Exercise brief: Find every line with the word "this". Copy those lines.

Data block:

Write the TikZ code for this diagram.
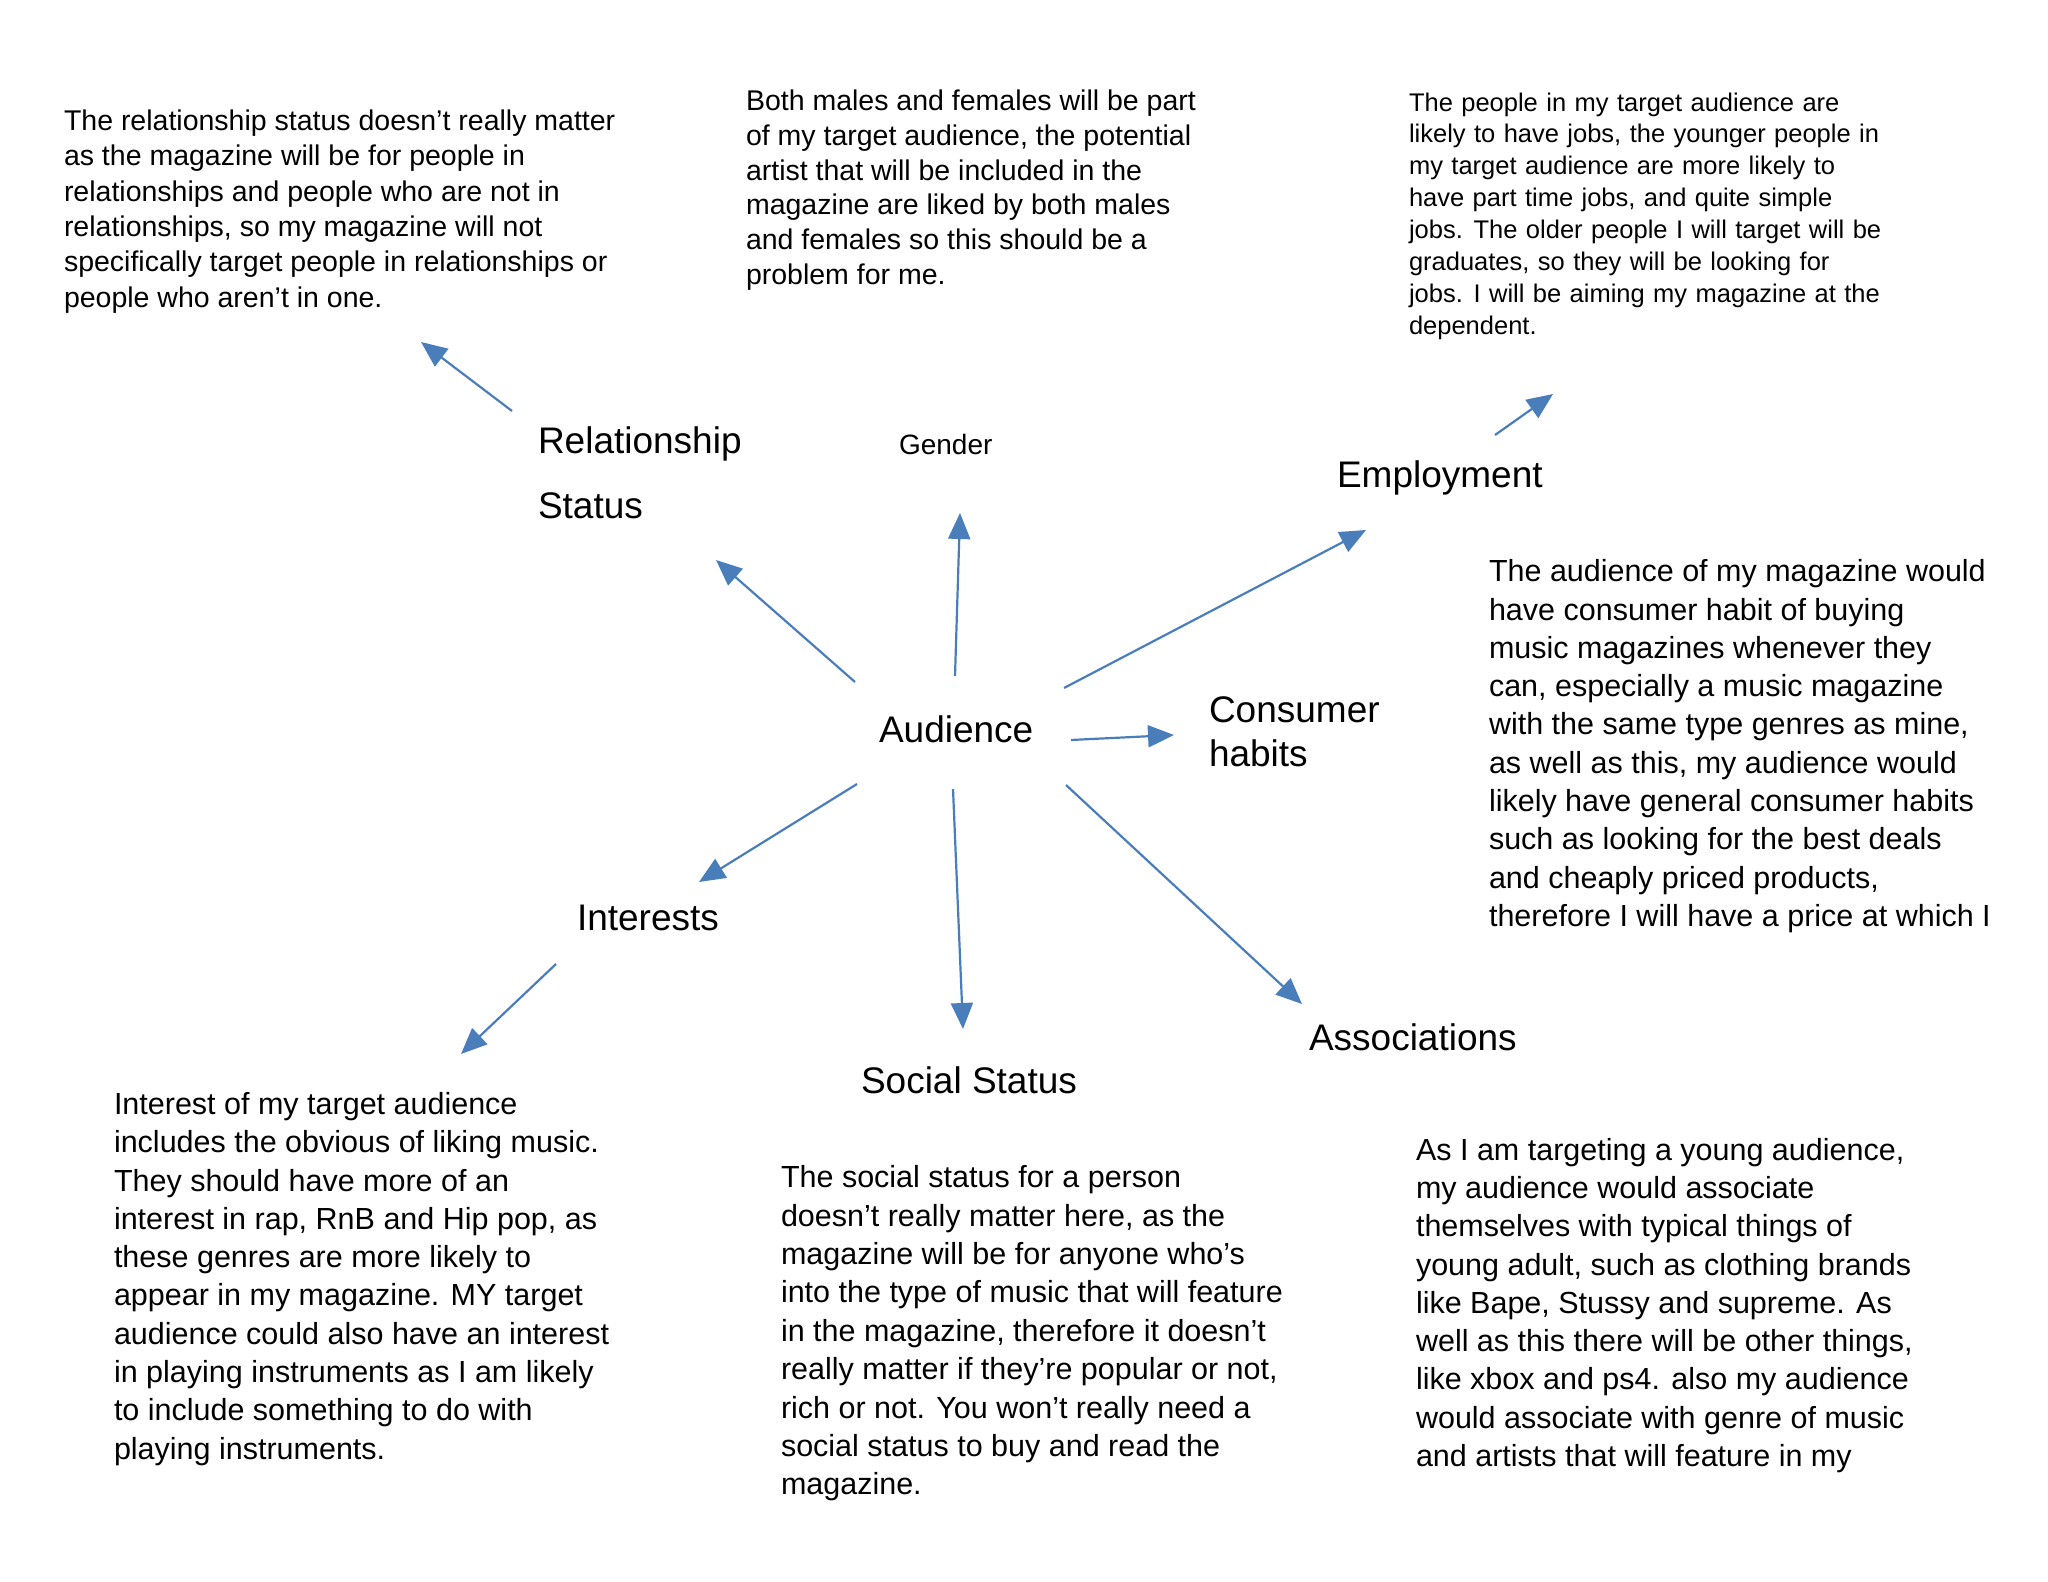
\documentclass[tikz,border=0pt]{standalone}
\usepackage{fontspec}
\setmainfont{Liberation Sans}
\usetikzlibrary{arrows.meta}
\definecolor{arrowblue}{HTML}{4A7EBB}
\tikzset{
  txtbox/.style={anchor=north west, inner sep=0pt, outer sep=0pt, align=left, text=black},
  lbl/.style={anchor=base west, inner sep=0pt, outer sep=0pt, text=black, font=\fontsize{18.5}{22}\selectfont},
  arr/.style={draw=arrowblue, line width=1.1pt, -{Triangle[length=13pt,width=11pt]}}
}
\begin{document}
\begin{tikzpicture}[x=0.5pt,y=-0.5pt]
\path[use as bounding box, fill=white] (0,0) rectangle (2048,1582);

% description texts
\node[txtbox, font=\fontsize{14.25}{17.65}\selectfont] (reltext) at (64,110) {The relationship status doesn’t really matter\\as the magazine will be for people in\\relationships and people who are not in\\relationships, so my magazine will not\\specifically target people in relationships or\\people who aren’t in one.};

\node[txtbox, font=\fontsize{14.25}{17.35}\selectfont] (gentext) at (746,90.2) {Both males and females will be part\\of my target audience, the potential\\artist that will be included in the\\magazine are liked by both males\\and females so this should be a\\problem for me.};

\node[txtbox, font=\fontsize{12.75}{15.95}\selectfont, text width=300pt, align=justify] (emptext) at (1409,92.6) {\parfillskip=0pt plus 1fil\spaceskip=0.33em plus 0.5em The people in my target audience are\\likely to have jobs, the younger people in\\my target audience are more likely to\\have part time jobs, and quite simple\\jobs. The older people I will target will be\\graduates, so they will be looking for\\jobs. I will be aiming my magazine at the\\dependent.};

\node[txtbox, font=\fontsize{15.25}{19.15}\selectfont] (context) at (1489,559.6) {The audience of my magazine would\\have consumer habit of buying\\music magazines whenever they\\can, especially a music magazine\\with the same type genres as mine,\\as well as this, my audience would\\likely have general consumer habits\\such as looking for the best deals\\and cheaply priced products,\\therefore I will have a price at which I};

\node[txtbox, font=\fontsize{15.25}{19.15}\selectfont] (inttext) at (114,1092.3) {Interest of my target audience\\includes the obvious of liking music.\\They should have more of an\\interest in rap, RnB and Hip pop, as\\these genres are more likely to\\appear in my magazine. MY target\\audience could also have an interest\\in playing instruments as I am likely\\to include something to do with\\playing instruments.};

\node[txtbox, font=\fontsize{15.25}{19.2}\selectfont] (soctext) at (781,1165.6) {The social status for a person\\doesn’t really matter here, as the\\magazine will be for anyone who’s\\into the type of music that will feature\\in the magazine, therefore it doesn’t\\really matter if they're popular or not,\\rich or not. You won’t really need a\\social status to buy and read the\\magazine.};

\node[txtbox, font=\fontsize{15.25}{19.15}\selectfont] (asstext) at (1416,1138) {As I am targeting a young audience,\\my audience would associate\\themselves with typical things of\\young adult, such as clothing brands\\like Bape, Stussy and supreme. As\\well as this there will be other things,\\like xbox and ps4. also my audience\\would associate with genre of music\\and artists that will feature in my};

% labels
\node[lbl] (rel) at (538,453.8) {Relationship};
\node[lbl] (relb) at (538,519) {Status};
\node[lbl, font=\fontsize{14}{17}\selectfont] (gender) at (899,455) {Gender};
\node[lbl] (emp) at (1337,487.7) {Employment};
\node[lbl] (aud) at (879,742.4) {Audience};
\node[lbl] (cons) at (1209,722.8) {Consumer};
\node[lbl] (consb) at (1209,766) {habits};
\node[lbl] (int) at (577,930.5) {Interests};
\node[lbl] (soc) at (861,1093.7) {Social Status};
\node[lbl] (ass) at (1309,1050.6) {Associations};

% arrow end points
\coordinate (a1s) at (512,411);  \coordinate (a1e) at (421,342);
\coordinate (a2s) at (855,682);  \coordinate (a2e) at (716,560);
\coordinate (a3s) at (955,676);  \coordinate (a3e) at (960,513);
\coordinate (a4s) at (1064,688); \coordinate (a4e) at (1366,530);
\coordinate (a5s) at (1495,435); \coordinate (a5e) at (1553,394);
\coordinate (a6s) at (1071,740); \coordinate (a6e) at (1174,735);
\coordinate (a7s) at (857,784);  \coordinate (a7e) at (699,882);
\coordinate (a8s) at (556,964);  \coordinate (a8e) at (461,1054);
\coordinate (a9s) at (953,789);  \coordinate (a9e) at (963,1029);
\coordinate (a10s) at (1066,785); \coordinate (a10e) at (1302,1004);

\draw[arr] (a1s) -- (a1e);
\draw[arr] (a2s) -- (a2e);
\draw[arr] (a3s) -- (a3e);
\draw[arr] (a4s) -- (a4e);
\draw[arr] (a5s) -- (a5e);
\draw[arr] (a6s) -- (a6e);
\draw[arr] (a7s) -- (a7e);
\draw[arr] (a8s) -- (a8e);
\draw[arr] (a9s) -- (a9e);
\draw[arr] (a10s) -- (a10e);
\end{tikzpicture}
\end{document}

Response to the exercise:
Write the TikZ code for this diagram.
\node[txtbox, font=\fontsize{14.25}{17.35}\selectfont] (gentext) at (746,90.2) {Both males and females will be part\\of my target audience, the potential\\artist that will be included in the\\magazine are liked by both males\\and females so this should be a\\problem for me.};
\node[txtbox, font=\fontsize{15.25}{19.15}\selectfont] (context) at (1489,559.6) {The audience of my magazine would\\have consumer habit of buying\\music magazines whenever they\\can, especially a music magazine\\with the same type genres as mine,\\as well as this, my audience would\\likely have general consumer habits\\such as looking for the best deals\\and cheaply priced products,\\therefore I will have a price at which I};
\node[txtbox, font=\fontsize{15.25}{19.15}\selectfont] (asstext) at (1416,1138) {As I am targeting a young audience,\\my audience would associate\\themselves with typical things of\\young adult, such as clothing brands\\like Bape, Stussy and supreme. As\\well as this there will be other things,\\like xbox and ps4. also my audience\\would associate with genre of music\\and artists that will feature in my};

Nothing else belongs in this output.